▶ **The request**
Emit the data below verbatim, stripping out any pictures.

-*-

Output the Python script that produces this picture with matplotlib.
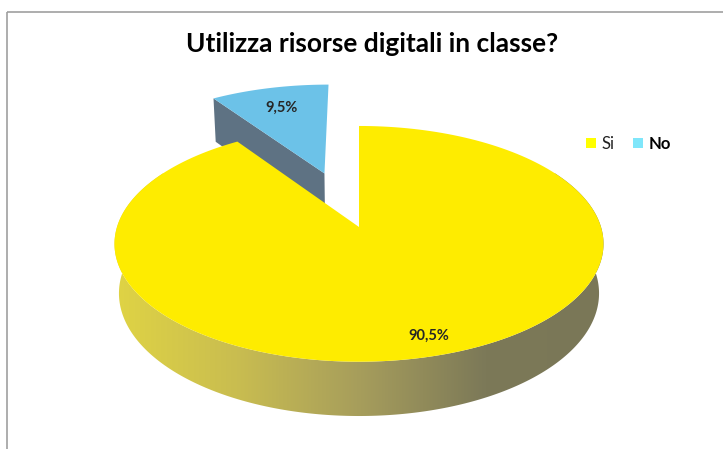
import numpy as np
import matplotlib.pyplot as plt
from matplotlib.patches import Polygon, Rectangle
from matplotlib.colors import LinearSegmentedColormap

# data
categories = ['Si', 'No']
values = [90.5, 9.5]
value_labels = ['90,5%', '9,5%']
title = 'Utilizza risorse digitali in classe?'

top_colors = ['#feec00', '#6cc2e8']
legend_colors = ['#ffff00', '#7fe6fa']
cut_color = '#5e7283'
explode = [0.0, 0.52]
label_r = [0.87, 0.75]

plt.rcParams['font.family'] = ['Lato', 'DejaVu Sans']

# view of the 3d pie (pixel layout)
phi = np.radians(28.5)
D = 6.15
R = 242
cx, cy = 359, 227
H = 0.235


def proj(x, y, z):
    s, c = np.sin(phi), np.cos(phi)
    u = y * c - z * s
    d = z * c + y * s
    k = D / (D - d)
    return np.column_stack([cx + x * k * R, cy - u * k * R])


fig = plt.figure(figsize=(7.23, 4.49), dpi=100)
ax = fig.add_axes([0, 0, 1, 1])
ax.set_xlim(0, 723)
ax.set_ylim(449, 0)
ax.axis('off')

# chart frame
ax.add_patch(Rectangle((7, 12), 800, 500, fill=False, ec='#a0a0a0', lw=1.2))

fr = np.array(values) / sum(values)
starts = np.concatenate([[0], np.cumsum(fr)[:-1]]) * 2 * np.pi
ends = np.cumsum(fr) * 2 * np.pi

slices = []
for i in range(len(values)):
    tm = (starts[i] + ends[i]) / 2
    ox, oz = explode[i] * np.sin(tm), -explode[i] * np.cos(tm)
    slices.append((starts[i], ends[i], tm, ox, oz))

# draw back (exploded) slice first, then the big one
order = np.argsort(explode)[::-1]
for i in order:
    t0, t1, tm, ox, oz = slices[i]
    t = np.linspace(t0, t1, 200)
    rim_x, rim_z = ox + np.sin(t), oz - np.cos(t)

    if explode[i] > 0:
        # cut face at start angle
        ex, ez = ox + np.sin(t0), oz - np.cos(t0)
        face = np.vstack([proj(np.array([ox]), np.array([0.0]), np.array([oz])),
                          proj(np.array([ex]), np.array([0.0]), np.array([ez])),
                          proj(np.array([ex]), np.array([-H]), np.array([ez])),
                          proj(np.array([ox]), np.array([-H]), np.array([oz]))])
        ax.add_patch(Polygon(face, closed=True, fc=cut_color, ec='none'))
    else:
        # outer front side with gradient
        ts = np.linspace(max(t0, np.radians(60)), min(t1, np.radians(300)), 300)
        sx, sz = ox + np.sin(ts), oz - np.cos(ts)
        top = proj(sx, np.zeros_like(ts), sz)
        bot = proj(sx, np.full_like(ts, -H), sz)
        side = Polygon(np.vstack([top, bot[::-1]]), closed=True, fc='none', ec='none')
        ax.add_patch(side)
        cmap = LinearSegmentedColormap.from_list('side', ['#e0d444', '#c9bd50', '#a69d5c', '#7c7958', '#7a7757'])
        grad = np.linspace(0, 1, 256).reshape(1, -1)
        im = ax.imshow(grad, cmap=cmap, aspect='auto', extent=(112, 610, 440, 150), zorder=1)
        im.set_clip_path(side)

    topface = np.vstack([proj(np.array([ox]), np.array([0.0]), np.array([oz])),
                         proj(rim_x, np.zeros_like(t), rim_z)])
    ax.add_patch(Polygon(topface, closed=True, fc=top_colors[i], ec='none', zorder=2))

    lx, lz = ox + label_r[i] * np.sin(tm), oz - label_r[i] * np.cos(tm)
    p = proj(np.array([lx]), np.array([0.0]), np.array([lz]))[0]
    ax.text(p[0], p[1], value_labels[i], ha='center', va='center', fontsize=10.5,
            fontweight='bold', color='#262626', zorder=5)

ax.text(372, 44, title, ha='center', va='center', fontsize=19, fontweight='bold',
        color='black')

# legend
leg_x = [586, 633]
for i, name in enumerate(categories):
    ax.add_patch(Rectangle((leg_x[i], 138), 10, 10, fc=legend_colors[i], ec='none'))
    ax.text(leg_x[i] + 16, 144, name, ha='left', va='center', fontsize=12,
            color='#222222' if i == 0 else 'black',
            fontweight='normal' if i == 0 else 'bold')

fig.savefig('out.png', dpi=100)
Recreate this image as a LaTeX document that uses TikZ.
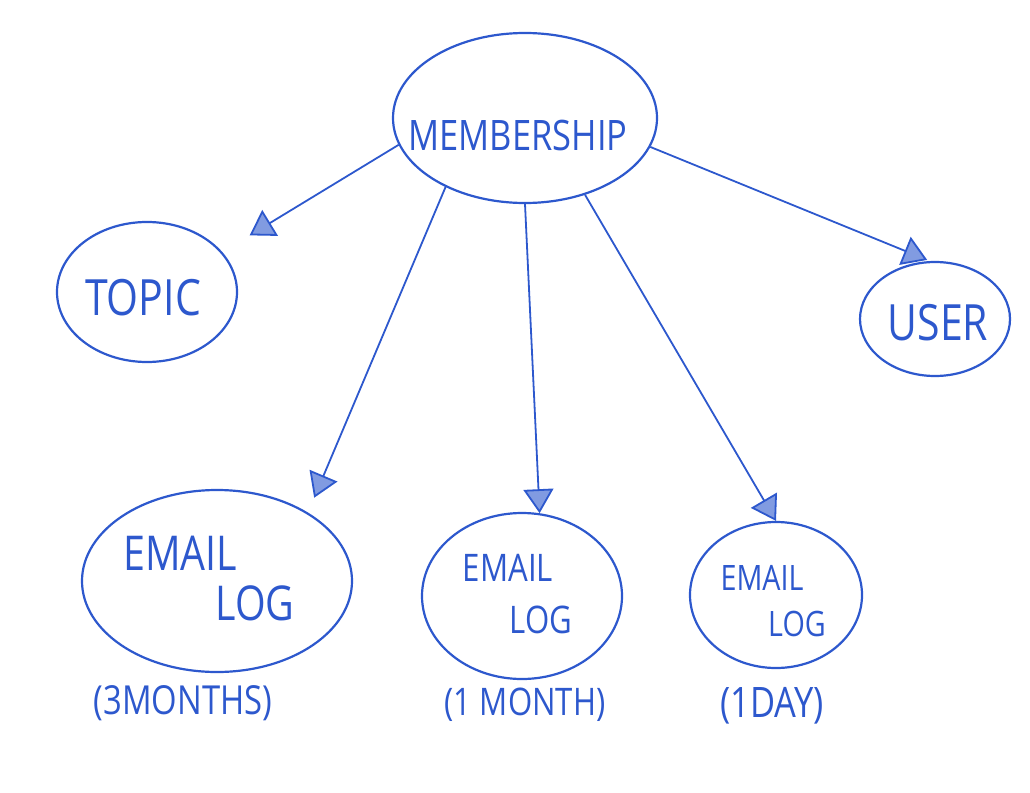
\documentclass[tikz,border=0pt]{standalone}
\usepackage{fontspec}
\newfontfamily\hand[FakeStretch=0.82]{Open Sans}
\usetikzlibrary{shapes.geometric,arrows.meta}
\definecolor{ink}{RGB}{45,88,205}
\begin{document}
\begin{tikzpicture}[x=1pt,y=-1pt,
  bubble/.style={draw=ink,line width=2.2pt,ellipse,inner sep=0pt},
  txt/.style={text=ink,font=\hand\fontsize{#1}{#1}\selectfont,inner sep=0pt},
  link/.style={draw=ink,line width=1.8pt,-{Triangle[length=24pt,width=30pt,fill=ink!60]}}]
\useasboundingbox (0,0) rectangle (1030,792);
% ellipses
\node[bubble,minimum width=264pt,minimum height=170pt] (mem) at (525,118) {};
\node[bubble,minimum width=180pt,minimum height=140pt] (topic) at (147,292) {};
\node[bubble,minimum width=150pt,minimum height=114pt] (user) at (935,319) {};
\node[bubble,minimum width=270pt,minimum height=182pt] (email1) at (217,581) {};
\node[bubble,minimum width=200pt,minimum height=166pt] (email2) at (522,596) {};
\node[bubble,minimum width=172pt,minimum height=146pt] (email3) at (776,595) {};
% texts
\node[txt=42] (memtext) at (518,135) {MEMBERSHIP};
\node[txt=50] (topictext) at (143,298) {TOPIC};
\node[txt=50] (usertext) at (938,323) {USER};
\node[txt=48] (e1a) at (180,553) {EMAIL};
\node[txt=48] (e1b) at (255,603) {LOG};
\node[txt=38] (e2a) at (508,568) {EMAIL};
\node[txt=38] (e2b) at (541,620) {LOG};
\node[txt=35] (e3a) at (762,578) {EMAIL};
\node[txt=35] (e3b) at (797,624) {LOG};
\node[txt=40] (l1) at (183,703) {(3MONTHS)};
\node[txt=38] (l2) at (525,705) {(1 MONTH)};
\node[txt=42] (l3) at (772,706) {(1DAY)};
% connectors
\draw[link,shorten >=32pt] (mem.192) -- (topic.28);
\draw[link,shorten >=3pt] (mem.347) -- (user.95);
\draw[link,shorten >=16pt] (mem.221) -- (email1.37);
\draw[link] (mem.270) -- (email2.78);
\draw[link] (mem.308) -- (email3.north);
\end{tikzpicture}
\end{document}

-*-

▶ **Solution to the exercise**
Output the Python script that produces this picture with matplotlib.
import numpy as np
import matplotlib.pyplot as plt
from matplotlib.patches import Polygon, Rectangle
from matplotlib.colors import LinearSegmentedColormap

# data
categories = ['Si', 'No']
values = [90.5, 9.5]
value_labels = ['90,5%', '9,5%']
title = 'Utilizza risorse digitali in classe?'

top_colors = ['#feec00', '#6cc2e8']
legend_colors = ['#ffff00', '#7fe6fa']
cut_color = '#5e7283'
explode = [0.0, 0.52]
label_r = [0.87, 0.75]

plt.rcParams['font.family'] = ['Lato', 'DejaVu Sans']

# view of the 3d pie (pixel layout)
phi = np.radians(28.5)
D = 6.15
R = 242
cx, cy = 359, 227
H = 0.235


def proj(x, y, z):
    s, c = np.sin(phi), np.cos(phi)
    u = y * c - z * s
    d = z * c + y * s
    k = D / (D - d)
    return np.column_stack([cx + x * k * R, cy - u * k * R])


fig = plt.figure(figsize=(7.23, 4.49), dpi=100)
ax = fig.add_axes([0, 0, 1, 1])
ax.set_xlim(0, 723)
ax.set_ylim(449, 0)
ax.axis('off')

# chart frame
ax.add_patch(Rectangle((7, 12), 800, 500, fill=False, ec='#a0a0a0', lw=1.2))

fr = np.array(values) / sum(values)
starts = np.concatenate([[0], np.cumsum(fr)[:-1]]) * 2 * np.pi
ends = np.cumsum(fr) * 2 * np.pi

slices = []
for i in range(len(values)):
    tm = (starts[i] + ends[i]) / 2
    ox, oz = explode[i] * np.sin(tm), -explode[i] * np.cos(tm)
    slices.append((starts[i], ends[i], tm, ox, oz))

# draw back (exploded) slice first, then the big one
order = np.argsort(explode)[::-1]
for i in order:
    t0, t1, tm, ox, oz = slices[i]
    t = np.linspace(t0, t1, 200)
    rim_x, rim_z = ox + np.sin(t), oz - np.cos(t)

    if explode[i] > 0:
        # cut face at start angle
        ex, ez = ox + np.sin(t0), oz - np.cos(t0)
        face = np.vstack([proj(np.array([ox]), np.array([0.0]), np.array([oz])),
                          proj(np.array([ex]), np.array([0.0]), np.array([ez])),
                          proj(np.array([ex]), np.array([-H]), np.array([ez])),
                          proj(np.array([ox]), np.array([-H]), np.array([oz]))])
        ax.add_patch(Polygon(face, closed=True, fc=cut_color, ec='none'))
    else:
        # outer front side with gradient
        ts = np.linspace(max(t0, np.radians(60)), min(t1, np.radians(300)), 300)
        sx, sz = ox + np.sin(ts), oz - np.cos(ts)
        top = proj(sx, np.zeros_like(ts), sz)
        bot = proj(sx, np.full_like(ts, -H), sz)
        side = Polygon(np.vstack([top, bot[::-1]]), closed=True, fc='none', ec='none')
        ax.add_patch(side)
        cmap = LinearSegmentedColormap.from_list('side', ['#e0d444', '#c9bd50', '#a69d5c', '#7c7958', '#7a7757'])
        grad = np.linspace(0, 1, 256).reshape(1, -1)
        im = ax.imshow(grad, cmap=cmap, aspect='auto', extent=(112, 610, 440, 150), zorder=1)
        im.set_clip_path(side)

    topface = np.vstack([proj(np.array([ox]), np.array([0.0]), np.array([oz])),
                         proj(rim_x, np.zeros_like(t), rim_z)])
    ax.add_patch(Polygon(topface, closed=True, fc=top_colors[i], ec='none', zorder=2))

    lx, lz = ox + label_r[i] * np.sin(tm), oz - label_r[i] * np.cos(tm)
    p = proj(np.array([lx]), np.array([0.0]), np.array([lz]))[0]
    ax.text(p[0], p[1], value_labels[i], ha='center', va='center', fontsize=10.5,
            fontweight='bold', color='#262626', zorder=5)

ax.text(372, 44, title, ha='center', va='center', fontsize=19, fontweight='bold',
        color='black')

# legend
leg_x = [586, 633]
for i, name in enumerate(categories):
    ax.add_patch(Rectangle((leg_x[i], 138), 10, 10, fc=legend_colors[i], ec='none'))
    ax.text(leg_x[i] + 16, 144, name, ha='left', va='center', fontsize=12,
            color='#222222' if i == 0 else 'black',
            fontweight='normal' if i == 0 else 'bold')

fig.savefig('out.png', dpi=100)
Recreate this image as a LaTeX document that uses TikZ.
\documentclass[tikz,border=0pt]{standalone}
\usepackage{fontspec}
\newfontfamily\hand[FakeStretch=0.82]{Open Sans}
\usetikzlibrary{shapes.geometric,arrows.meta}
\definecolor{ink}{RGB}{45,88,205}
\begin{document}
\begin{tikzpicture}[x=1pt,y=-1pt,
  bubble/.style={draw=ink,line width=2.2pt,ellipse,inner sep=0pt},
  txt/.style={text=ink,font=\hand\fontsize{#1}{#1}\selectfont,inner sep=0pt},
  link/.style={draw=ink,line width=1.8pt,-{Triangle[length=24pt,width=30pt,fill=ink!60]}}]
\useasboundingbox (0,0) rectangle (1030,792);
% ellipses
\node[bubble,minimum width=264pt,minimum height=170pt] (mem) at (525,118) {};
\node[bubble,minimum width=180pt,minimum height=140pt] (topic) at (147,292) {};
\node[bubble,minimum width=150pt,minimum height=114pt] (user) at (935,319) {};
\node[bubble,minimum width=270pt,minimum height=182pt] (email1) at (217,581) {};
\node[bubble,minimum width=200pt,minimum height=166pt] (email2) at (522,596) {};
\node[bubble,minimum width=172pt,minimum height=146pt] (email3) at (776,595) {};
% texts
\node[txt=42] (memtext) at (518,135) {MEMBERSHIP};
\node[txt=50] (topictext) at (143,298) {TOPIC};
\node[txt=50] (usertext) at (938,323) {USER};
\node[txt=48] (e1a) at (180,553) {EMAIL};
\node[txt=48] (e1b) at (255,603) {LOG};
\node[txt=38] (e2a) at (508,568) {EMAIL};
\node[txt=38] (e2b) at (541,620) {LOG};
\node[txt=35] (e3a) at (762,578) {EMAIL};
\node[txt=35] (e3b) at (797,624) {LOG};
\node[txt=40] (l1) at (183,703) {(3MONTHS)};
\node[txt=38] (l2) at (525,705) {(1 MONTH)};
\node[txt=42] (l3) at (772,706) {(1DAY)};
% connectors
\draw[link,shorten >=32pt] (mem.192) -- (topic.28);
\draw[link,shorten >=3pt] (mem.347) -- (user.95);
\draw[link,shorten >=16pt] (mem.221) -- (email1.37);
\draw[link] (mem.270) -- (email2.78);
\draw[link] (mem.308) -- (email3.north);
\end{tikzpicture}
\end{document}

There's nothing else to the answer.